Form 8-K












Pursuant to Section 13 or 15(d)

of the Securities Exchange Act of 1934

Date of Report (Date of earliest event reported): June 7, 2013




(Exact name of registrant as specified in its charter)




Delaware   001-35480   20-4645388
(State of incorporation)   (Commission File No.)   (IRS Employer Identification No.)

1420 N. McDowell Blvd

Petaluma, CA 94954

(Address of principal executive offices and zip code)

Registrant’s telephone number, including area code: (707) 774-7000



Check the appropriate box below if the Form 8-K filing is intended to simultaneously satisfy the filing obligation of the registrant under any of the following provisions (see General Instruction A.2. below):


¨ Written communications pursuant to Rule 425 under the Securities Act (17 CFR 230.425)


¨ Soliciting material pursuant to Rule 14a-12 under the Exchange Act (17 CFR 240.14a-12)


¨ Pre-commencement communications pursuant to Rule 14d-2(b) under the Exchange Act (17 CFR 240.14d-2(b))


¨ Pre-commencement communications pursuant to Rule 13e-4(c) under the Exchange Act (17 CFR 240.13e-4(c))




Item 5.02. Departure of Directors or Certain Officers; Election of Directors; Appointment of Certain Officers; Compensatory Arrangements of Certain Officers.

(b) On June 7, 2013, Chong Sup Park submitted his resignation from the Board of Directors (the “Board”) of Enphase Energy, Inc. (the “Company”), effective immediately. Mr. Park served in the class of directors whose term of office expires at the Company’s 2015 Annual Meeting of Stockholders. Mr. Park’s resignation was not the result of a disagreement with the Company on any matter relating to the Company’s operations, policies or practices. Mr. Park’s intention to resign upon the appointment of a replacement independent director was previously reported on the Company’s Current Report on Form 8-K dated December 11, 2012.

(d) Effective immediately upon Mr. Park’s resignation from the Board, the Board appointed John Howard Weber to the Board, to serve in the class of directors whose term of office expires at the Company’s 2015 Annual Meeting of Stockholders and until his successor is duly elected and qualified, or until his earlier death, resignation or removal.
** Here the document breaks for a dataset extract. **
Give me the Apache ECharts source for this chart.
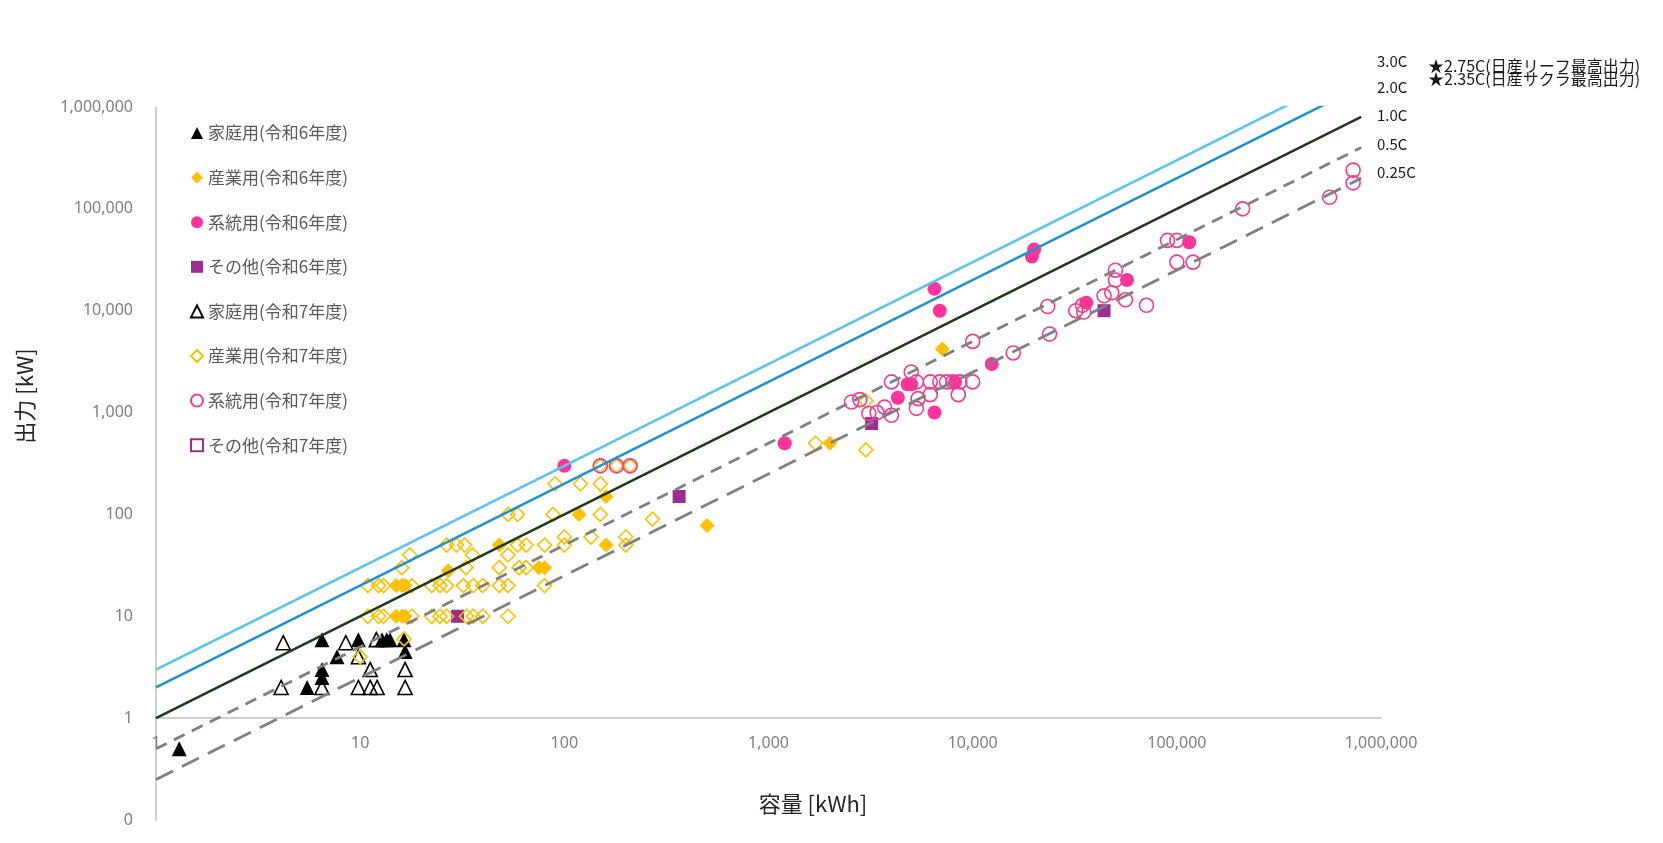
<!DOCTYPE html>
<html>
<head>
<meta charset="utf-8">
<script src="https://cdn.jsdelivr.net/npm/echarts@6/dist/echarts.min.js"></script>
<style>
html,body{margin:0;padding:0;background:#fff;}
#chart{width:1663px;height:843px;}
</style>
</head>
<body>
<div id="chart"></div>
<script>
// ---- data: [capacity kWh, output kW] ----
const seriesNames = [
  '家庭用(令和6年度)', '産業用(令和6年度)', '系統用(令和6年度)', 'その他(令和6年度)',
  '家庭用(令和7年度)', '産業用(令和7年度)', '系統用(令和7年度)', 'その他(令和7年度)'
];
const home6 = [[1.3,0.5],[5.5,2],[6.5,2.5],[6.5,3],[6.5,5.9],[7.7,4],[9.8,5.9],[12.8,5.9],[13.5,5.9],[14,5.9],[16.4,5.9],[16.6,4.5]];
const ind6 = [[15,10],[16,10],[16.6,10],[15,20],[16,20],[16.6,20],[27,28],[48,50],[75,30],[80,30],[118,100],[160,150],[160,50],[500,78],[2000,500],[7100,4200]];
const grid6 = [[100,300],[1200,500],[4300,1400],[4800,1900],[5000,1900],[6500,1000],[6500,16400],[6900,10000],[8200,2000],[12400,3000],[19500,34000],[20000,40000],[36000,12000],[57000,20000],[115000,47000]];
const other6 = [[30,10],[365,150],[3200,780],[44000,10000]];
const home7 = [[4.1,2],[4.2,5.5],[6.5,2],[8.5,5.5],[9.8,2],[9.8,4],[11.2,2],[11.2,3],[12,5.9],[12.1,2],[16.6,2],[16.6,3]];
const ind7 = [
  [10.9,10],[12.3,10],[13,10],[17.9,10],[22.4,10],[24.6,10],[26.5,10],[33.2,10],[35.8,10],[39.8,10],[53,10],
  [10.9,20],[12.3,20],[13,20],[17.9,20],[22.4,20],[24.6,20],[26.5,20],[32,20],[35.8,20],[39.8,20],[48,20],[53,20],[80,20],
  [10,4],[16.4,6],[16,30],[17.5,40],[26.5,50],[29.6,50],[32.5,50],[33,30],[35.5,40],[48,30],[53,40],[59,50],[65,50],[60,30],[65,30],
  [80,50],[100,50],[100,60],[135,60],[200,60],[200,50],[53,100],[59,100],[88,100],[150,100],[90,200],[120,200],[150,200],
  [150,300],[180,300],[210,300],[270,90],[1700,500],[3000,430],[3000,1300]
];
const grid7 = [
  [150,300],[180,300],[210,300],
  [2550,1270],[2800,1340],[3100,980],[3400,1000],[3700,1130],[4000,940],[4000,2000],[5000,2500],[5300,2000],[5400,1370],[5300,1100],
  [6200,2000],[6200,1500],[6900,2000],[7450,2000],[8000,2000],[8650,2000],[8500,1500],[10000,2000],[10000,5000],[15800,3850],
  [23800,5900],[23300,11000],[32000,10000],[34500,11300],[35000,9700],[44000,14000],[48000,15000],[50000,20000],[50000,25000],
  [56000,12800],[71000,11300],[90000,49000],[100000,49000],[100000,30000],[120000,30000],[210000,100000],[560000,130000],
  [730000,180000],[730000,240000]
];
const other7 = [];

// C-rate reference lines (output = rate x capacity)
const rates = [3.0, 2.0, 1.0, 0.5, 0.25];
const rateLabels = ['3.0C', '2.0C', '1.0C', '0.5C', '0.25C'];
const rateLineXRange = [1, 800000];
const notes = ['★2.75C(日産リーフ最高出力)', '★2.35C(日産サクラ最高出力)'];
const xAxisTitle = '容量 [kWh]';
const yAxisTitle = '出力 [kW]';

// ---- styles ----
const JP = '"Noto Sans CJK JP", "Noto Sans", sans-serif';
const scatterStyles = [
  {data: home6, symbol: 'triangle', size: 15, color: '#000000', hollow: false},
  {data: ind6, symbol: 'diamond', size: 15, color: '#FFC000', hollow: false},
  {data: grid6, symbol: 'circle', size: 14, color: '#FF3399', hollow: false},
  {data: other6, symbol: 'rect', size: 13, color: '#9B2D95', hollow: false},
  {data: home7, symbol: 'triangle', size: 14, color: '#000000', hollow: true},
  {data: ind7, symbol: 'diamond', size: 14, color: '#FFC000', hollow: true},
  {data: grid7, symbol: 'circle', size: 14, color: '#F23C8F', hollow: true},
  {data: other7, symbol: 'rect', size: 12, color: '#9B2D95', hollow: true}
];
const lineStyles = [
  {color: '#55C4EE', type: 'solid', width: 2.5},
  {color: '#1B93D1', type: 'solid', width: 2.5},
  {color: '#1C3A1C', type: 'solid', width: 2.5},
  {color: '#808080', type: [12, 8], width: 2.8},
  {color: '#808080', type: [19, 10], width: 2.8}
];

const series = [];
scatterStyles.forEach((s, i) => {
  series.push({
    name: seriesNames[i],
    type: 'scatter',
    data: s.data,
    symbol: s.symbol,
    symbolSize: s.size,
    z: 2,
    itemStyle: s.hollow
      ? {color: 'rgba(255,255,255,0)', borderColor: s.color, borderWidth: 1.6, opacity: 1}
      : {color: s.color, borderWidth: 0, opacity: 1},
    emphasis: {disabled: true}
  });
});
rates.forEach((r, i) => {
  series.push({
    name: rateLabels[i],
    type: 'line',
    data: rateLineXRange.map(x => [x, x * r]),
    showSymbol: false,
    symbol: 'none',
    clip: true,
    z: 3,
    lineStyle: lineStyles[i],
    emphasis: {disabled: true}
  });
});

const chart = echarts.init(document.getElementById('chart'), null, {renderer: 'canvas'});
const fmt = v => v < 1 ? '0' : Math.round(v).toLocaleString('en-US');

const graphics = [];
rateLabels.forEach((t, i) => {
  graphics.push({type: 'text', left: 1377, top: [54, 80, 108, 137, 165][i],
    style: {text: t, font: '15px ' + JP, fill: '#1a1a1a'}});
});
notes.forEach((t, i) => {
  graphics.push({type: 'text', left: 1428, top: [58, 71][i],
    style: {text: t, font: '16px ' + JP, fill: '#1a1a1a'}});
});
graphics.push({type: 'text', x: 813, y: 804,
  style: {text: xAxisTitle, font: '22px ' + JP, fill: '#262626', textAlign: 'center', textVerticalAlign: 'middle'}});
graphics.push({type: 'text', x: 25, y: 396, rotation: Math.PI / 2,
  style: {text: yAxisTitle, font: '22px ' + JP, fill: '#262626', textAlign: 'center', textVerticalAlign: 'middle'}});

chart.setOption({
  animation: false,
  backgroundColor: '#ffffff',
  grid: {left: 156, right: 282, top: 107, bottom: 23, containLabel: false, outerBoundsMode: 'none'},
  legend: {
    data: seriesNames,
    orient: 'vertical',
    left: 185,
    top: 118,
    itemWidth: 12,
    itemHeight: 12,
    itemGap: 24.6,
    selectedMode: false,
    textStyle: {fontSize: 17, color: '#595959', fontFamily: JP, lineHeight: 20}
  },
  xAxis: {
    type: 'log',
    logBase: 10,
    min: 1,
    max: 1000000,
    offset: -102,
    axisLine: {show: true, lineStyle: {color: '#BFBFBF', width: 1.5}},
    axisTick: {show: false},
    splitLine: {show: false},
    axisLabel: {formatter: fmt, fontSize: 16, color: '#7F7F7F', margin: 17, fontFamily: '"Noto Sans", sans-serif'}
  },
  yAxis: {
    type: 'log',
    logBase: 10,
    min: 0.1,
    max: 1000000,
    axisLine: {show: true, lineStyle: {color: '#BFBFBF', width: 1.5}},
    axisTick: {show: false},
    splitLine: {show: false},
    axisLabel: {formatter: fmt, fontSize: 16, color: '#7F7F7F', margin: 23, fontFamily: '"Noto Sans", sans-serif'}
  },
  series: series,
  graphic: graphics
});
</script>
</body>
</html>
Mr. Weber’s appointment was recommended to the Board by the Nominating and Corporate Governance Committee of the Board. Mr. Weber was also named as a member of the Audit Committee and Chairman of the Compensation Committee, effective immediately upon his appointment to the Board.

In accordance with the Company’s Non-Employee Director Compensation Policy (the “Director Compensation Policy”), Mr. Weber is entitled to receive a $35,000 annual retainer for service as a Board member. Additionally, Mr. Weber will receive an annual retainer of $12,000 as Chairman of the Compensation Committee and an annual retainer of $8,000 as a member of the Audit Committee.

In connection with his appointment to the Board, Mr. Weber, as a non-employee director and pursuant to the Company’s 2011 Equity Incentive Plan and the Director Compensation Policy, was granted an option to purchase 32,756 shares of Common Stock (the “Option”) on June 7, 2013 (the “Appointment Date”). The Option vests in four equal annual installments beginning one year after the Appointment Date. The Option was granted with an exercise price equal to $6.98, the fair market value of the Company’s common stock on the date of the grant.

The Company also entered into its standard form of indemnification agreement with Mr. Weber (the “Indemnification Agreement”). The Indemnification Agreement provides, among other things, that the Company will indemnify Mr. Weber, under the circumstances and to the extent provided for therein, for certain expenses which he may be required to pay in connection with certain claims to which he may be made a party by reason of his position as a director of the Company, and otherwise to the fullest extent permitted under Delaware law and the Company’s Bylaws.

The Company’s standard form of indemnification agreement was previously filed as Exhibit 10.1 to the Company’s Registration Statement on Form S-1 (No. 333-174925), as amended, as filed on August 24, 2011.

There are no arrangements or understandings between Mr. Weber and any other persons pursuant to which he was elected as a director of the Company. There are no family relationships between Mr. Weber and any director, executive officer, or any person nominated or chosen by the Company to become a director or executive officer. There are no related person transactions (within the meaning of Item 404(a) of Regulation S-K promulgated by the Securities and Exchange Commission) between Mr. Weber and the Company.


Pursuant to the requirements of the Securities Exchange Act of 1934, the registrant has duly caused this report to be signed on its behalf by the undersigned hereunto duly authorized.


Date: June 11, 2013     ENPHASE ENERGY, INC.